Do you miss your ex or are you just horny? A quiz

WAS your ex the best thing that ever happened to you, or has it just been a few days since you rubbed one out? Find out with our quiz.

How long has it been since they dumped you?

A) Mere minutes. Apparently it wasn’t me, it was them, but also they said I was too needy. They said they still want to be friends though, which is some consolation. Unless they were lying.

B) About a week. I’ve been so busy in all that time I’ve barely had five minutes to myself. Luckily my pent-up sex drive is distracting me from my heartbreak.

Been getting any in the meantime?

A) No, and why would I? My ex was the perfect person and nobody will ever compare to them. Maybe I should send them a grovelling text, that might fix everything.

B) I wish. And not because I’m hung up on what’s-their-name. I’ve just forgotten how to flirt and am deeply unattractive. Which is a shame because I really fancy a shag.

What’s your browser history looking like?

A) Oh you know, the usual in the aftermath of a breakup. Pages and pages of my ex’s photos on social media, and the odd profile I’ve stalked to see if anyone else is moving in on them yet.

B) Er, I don’t know. My computer was in incognito mode so it didn’t record it. Rest assured it was just wholesome stuff like researching birthday presents for my mum. No porn here, no siree.

What reminds you of your ex?

A) Everything. They were my world. Even seemingly unrelated things can be traced back to them by a convoluted string of associations. It’s a pain that will last forever. If I were musically talented I could spin this agony into an album.

B) Sex. It was this thing we used to do together every now and then. It was pretty good while it lasted and now it’s over. Someone else will come along though, I’m sure. We’re all horny as rabbits after all.

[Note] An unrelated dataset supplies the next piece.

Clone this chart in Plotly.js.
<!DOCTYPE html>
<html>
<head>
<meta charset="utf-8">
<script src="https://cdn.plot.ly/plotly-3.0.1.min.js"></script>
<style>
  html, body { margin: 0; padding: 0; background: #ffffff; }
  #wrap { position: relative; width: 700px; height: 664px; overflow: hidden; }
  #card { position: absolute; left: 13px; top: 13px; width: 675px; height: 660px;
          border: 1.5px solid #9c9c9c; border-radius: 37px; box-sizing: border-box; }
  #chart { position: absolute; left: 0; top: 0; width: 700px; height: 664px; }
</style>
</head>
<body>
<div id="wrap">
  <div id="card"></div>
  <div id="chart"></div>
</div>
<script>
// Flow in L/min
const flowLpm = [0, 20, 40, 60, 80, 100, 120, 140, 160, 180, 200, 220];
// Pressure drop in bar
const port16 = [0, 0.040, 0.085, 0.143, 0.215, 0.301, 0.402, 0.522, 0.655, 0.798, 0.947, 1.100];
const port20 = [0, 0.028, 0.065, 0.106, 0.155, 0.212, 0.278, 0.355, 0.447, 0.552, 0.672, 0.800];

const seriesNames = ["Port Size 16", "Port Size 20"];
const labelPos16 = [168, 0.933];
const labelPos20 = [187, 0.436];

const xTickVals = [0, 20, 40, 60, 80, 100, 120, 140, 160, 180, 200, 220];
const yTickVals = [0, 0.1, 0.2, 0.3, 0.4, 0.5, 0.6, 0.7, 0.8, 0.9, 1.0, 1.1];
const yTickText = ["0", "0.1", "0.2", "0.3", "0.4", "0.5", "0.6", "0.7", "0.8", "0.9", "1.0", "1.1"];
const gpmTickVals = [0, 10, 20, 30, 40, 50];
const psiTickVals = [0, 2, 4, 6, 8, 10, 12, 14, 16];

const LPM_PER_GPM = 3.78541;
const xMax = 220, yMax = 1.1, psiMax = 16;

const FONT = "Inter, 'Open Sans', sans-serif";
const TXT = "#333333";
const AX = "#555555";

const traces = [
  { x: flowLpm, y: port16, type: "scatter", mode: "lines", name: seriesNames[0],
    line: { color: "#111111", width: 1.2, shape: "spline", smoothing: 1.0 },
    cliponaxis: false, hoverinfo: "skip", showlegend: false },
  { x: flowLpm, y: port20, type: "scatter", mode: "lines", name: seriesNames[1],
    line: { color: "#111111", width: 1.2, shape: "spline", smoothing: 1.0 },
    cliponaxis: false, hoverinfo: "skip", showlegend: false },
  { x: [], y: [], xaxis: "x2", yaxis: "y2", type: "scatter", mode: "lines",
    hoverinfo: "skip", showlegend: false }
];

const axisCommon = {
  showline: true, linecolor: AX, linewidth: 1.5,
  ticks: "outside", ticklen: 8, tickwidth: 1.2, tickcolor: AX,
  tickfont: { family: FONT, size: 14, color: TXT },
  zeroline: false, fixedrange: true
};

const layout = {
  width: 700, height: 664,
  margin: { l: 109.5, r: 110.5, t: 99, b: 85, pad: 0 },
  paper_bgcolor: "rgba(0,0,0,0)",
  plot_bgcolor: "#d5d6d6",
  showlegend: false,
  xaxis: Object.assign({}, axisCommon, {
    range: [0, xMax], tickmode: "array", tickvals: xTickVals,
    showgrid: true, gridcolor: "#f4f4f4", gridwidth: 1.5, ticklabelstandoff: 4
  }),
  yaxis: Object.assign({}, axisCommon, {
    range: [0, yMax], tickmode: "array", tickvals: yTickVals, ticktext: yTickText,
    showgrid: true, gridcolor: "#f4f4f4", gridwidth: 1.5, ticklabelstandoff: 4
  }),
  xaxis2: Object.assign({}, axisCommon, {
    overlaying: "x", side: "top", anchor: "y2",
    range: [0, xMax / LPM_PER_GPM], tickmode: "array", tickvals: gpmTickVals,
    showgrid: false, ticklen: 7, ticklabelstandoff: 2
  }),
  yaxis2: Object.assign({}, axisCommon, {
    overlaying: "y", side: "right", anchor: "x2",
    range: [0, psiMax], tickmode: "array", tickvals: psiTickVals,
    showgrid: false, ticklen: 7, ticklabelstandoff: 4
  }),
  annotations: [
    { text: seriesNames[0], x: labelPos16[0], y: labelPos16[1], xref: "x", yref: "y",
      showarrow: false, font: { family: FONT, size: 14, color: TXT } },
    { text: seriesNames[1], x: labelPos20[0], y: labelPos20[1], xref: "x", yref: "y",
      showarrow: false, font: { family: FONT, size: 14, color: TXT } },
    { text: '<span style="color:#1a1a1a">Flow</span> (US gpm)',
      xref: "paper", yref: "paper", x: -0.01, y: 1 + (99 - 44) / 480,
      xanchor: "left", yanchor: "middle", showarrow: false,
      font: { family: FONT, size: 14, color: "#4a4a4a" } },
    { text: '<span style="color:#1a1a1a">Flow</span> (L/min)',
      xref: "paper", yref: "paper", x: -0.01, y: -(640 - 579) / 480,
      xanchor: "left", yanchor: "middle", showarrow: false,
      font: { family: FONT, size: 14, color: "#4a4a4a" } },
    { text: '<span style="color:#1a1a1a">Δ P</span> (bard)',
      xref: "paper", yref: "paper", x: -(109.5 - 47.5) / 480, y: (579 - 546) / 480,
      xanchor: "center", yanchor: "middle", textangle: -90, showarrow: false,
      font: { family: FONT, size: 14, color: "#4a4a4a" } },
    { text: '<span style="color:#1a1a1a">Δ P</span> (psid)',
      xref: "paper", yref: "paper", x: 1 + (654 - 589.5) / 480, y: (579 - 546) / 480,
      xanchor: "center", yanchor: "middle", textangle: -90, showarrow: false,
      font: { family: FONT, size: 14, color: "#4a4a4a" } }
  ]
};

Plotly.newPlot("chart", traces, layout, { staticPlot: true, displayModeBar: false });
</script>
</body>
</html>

What did you actually like about your ex?

A) The way they treated me like an option. The cruel laugh they would let out whenever I made a mistake. You don’t come across a catch like that every day.

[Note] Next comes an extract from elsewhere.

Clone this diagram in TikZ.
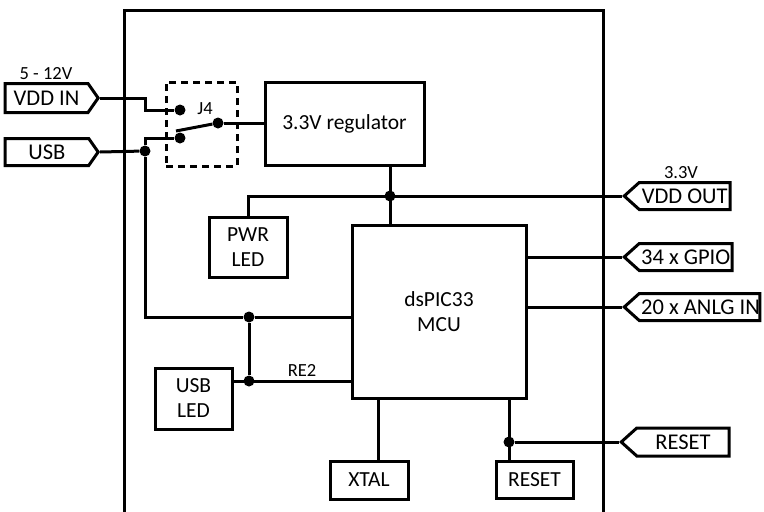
\documentclass[tikz,border=0pt]{standalone}
\usepackage{fontspec}
\setmainfont{Carlito}
\usetikzlibrary{shapes.symbols,positioning,calc}
\tikzset{%
  % Specifications for style of nodes:
        base/.style = {rectangle, draw=black, line width=3pt,
                       text centered, align=center, inner sep=0pt,
                       font=\fontsize{21.5}{25}\selectfont},
       block/.style = {base},
        port/.style = {signal, draw=black, line width=3pt, inner sep=0pt,
                       font=\fontsize{22.5}{25}\selectfont,
                       minimum height=27pt},
      portin/.style = {port, signal to=east, signal from=nowhere,
                       signal pointer angle=110, anchor=east},
     portout/.style = {port, signal to=west, signal from=nowhere,
                       signal pointer angle=84, anchor=west},
         dot/.style = {circle, fill=black, inner sep=0pt, minimum size=11pt},
        note/.style = {font=\fontsize{18.5}{21}\selectfont, inner sep=0pt},
        wire/.style = {line width=3pt},
}
\begin{document}
\begin{tikzpicture}[x=1pt, y=-1pt]
\useasboundingbox (0,0) rectangle (764,512);

% board outline
\draw[wire] (124,512) -- (124,10) -- (603,10) -- (603,512);

% power input side
\node (VDDIN)  [portin, minimum width=93pt, minimum height=29pt] at (100,98)  {VDD IN\hspace{8pt}};
\node (VIN)    [note]                       at (46,74)   {5 - 12V};
\node (USB)    [portin, minimum width=93pt] at (100,152) {USB\hspace{10pt}};

\node (J4box)  [base, dash pattern=on 7pt off 5pt, minimum width=71pt, minimum height=84pt] at (201.5,124) {};
\node (J4)     [note]                       at (205,109) {J4};
\node (J4in)   [dot] at (180,110) {};
\node (J4usb)  [dot] at (180,138) {};
\node (J4out)  [dot] at (218,123) {};
\node (USBj)   [dot] at (145,151) {};
\coordinate (SW) at (176,131);

\node (REG)    [block, minimum width=159pt, minimum height=83pt] at (344.5,123.5) {3.3V regulator};
\node (PWRj)   [dot] at (390,196) {};
\node (PWR)    [block, minimum width=78pt, minimum height=60pt]  at (248,247) {PWR\\LED};

% microcontroller and parts round it
\node (MCU)    [block, minimum width=174pt, minimum height=173pt] at (439,311.5) {dsPIC33\\MCU};
\node (LEDj)   [dot] at (249,317) {};
\node (RE2j)   [dot] at (249,381) {};
\node (RE2)    [note] at (302,370) {RE2};
\node (USBLED) [block, minimum width=77pt, minimum height=61pt] at (193.5,398.5) {USB\\LED};
\node (XTAL)   [block, minimum width=78pt, minimum height=38pt] at (369,480) {XTAL};
\node (RSTbox) [block, minimum width=77pt, minimum height=37pt] at (534.5,479.5) {RESET};
\node (RSTj)   [dot] at (509,442) {};

% ports on the right
\node (VDDOUT) [portout, minimum width=106pt] at (622,196) {VDD OUT\hspace{3pt}};
\node (V33)    [note] at (681,173) {3.3V};
\node (GPIO)   [portout, minimum width=108pt] at (622,257) {34 x GPIO\hspace{3pt}};
\node (ANLG)   [portout] at (622,307) {\hspace{2pt}20 x ANLG IN\hspace{60pt}};
\node (RSTin)  [portout, minimum width=108pt, minimum height=28pt] at (619,442) {RESET};

\draw[wire] (VDDIN.east) -- ++(45,0) |- (J4in);
\draw[wire] (USB.east) -- (USBj);
\draw[wire] (USBj) |- (J4usb);
\draw[wire] (SW) -- (J4out);
\draw[wire] (J4out) -- (J4out -| REG.west);
\draw[wire] (USBj) |- (LEDj) -- (LEDj -| MCU.west);
\draw[wire] (LEDj) -- (RE2j);
\draw[wire] (RE2j -| USBLED.east) -- (RE2j -| MCU.west);
\draw[wire] (PWRj |- REG.south) -- (PWRj |- MCU.north);
\draw[wire] (PWR.north) |- (VDDOUT.west);
\draw[wire] (GPIO.west -| MCU.east) -- (GPIO.west);
\draw[wire] (ANLG.west -| MCU.east) -- (ANLG.west);
\draw[wire] ($(XTAL.north)+(9,0)$) -- ($(XTAL.north |- MCU.south)+(9,0)$);
\draw[wire] (RSTj |- MCU.south) -- (RSTj |- RSTbox.north);
\draw[wire] (RSTj) -- (RSTin.west);
\end{tikzpicture}
\end{document}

B) Their sexy body. It was very sexy and I liked having sex with it. How come other people are having sex and I’m not? It’s not fair.

ANSWERS

Mostly As: For some reason you’re hung up on your ex, even though they sound bloody awful. It’s time to cut your losses, bin everything that reminds you of them, and get yourself back out there. Either that or treat yourself to a crafty wank. Both will make you feel better.

Mostly Bs: Do you even remember what your ex was called? Can you recall what they looked like, or has your brain just hung on to how their genitals felt? Probably not, because it sounds like you’re just gasping for a bang. Luckily, unlike emotional turmoil, this can be fixed in five minutes using just your hand.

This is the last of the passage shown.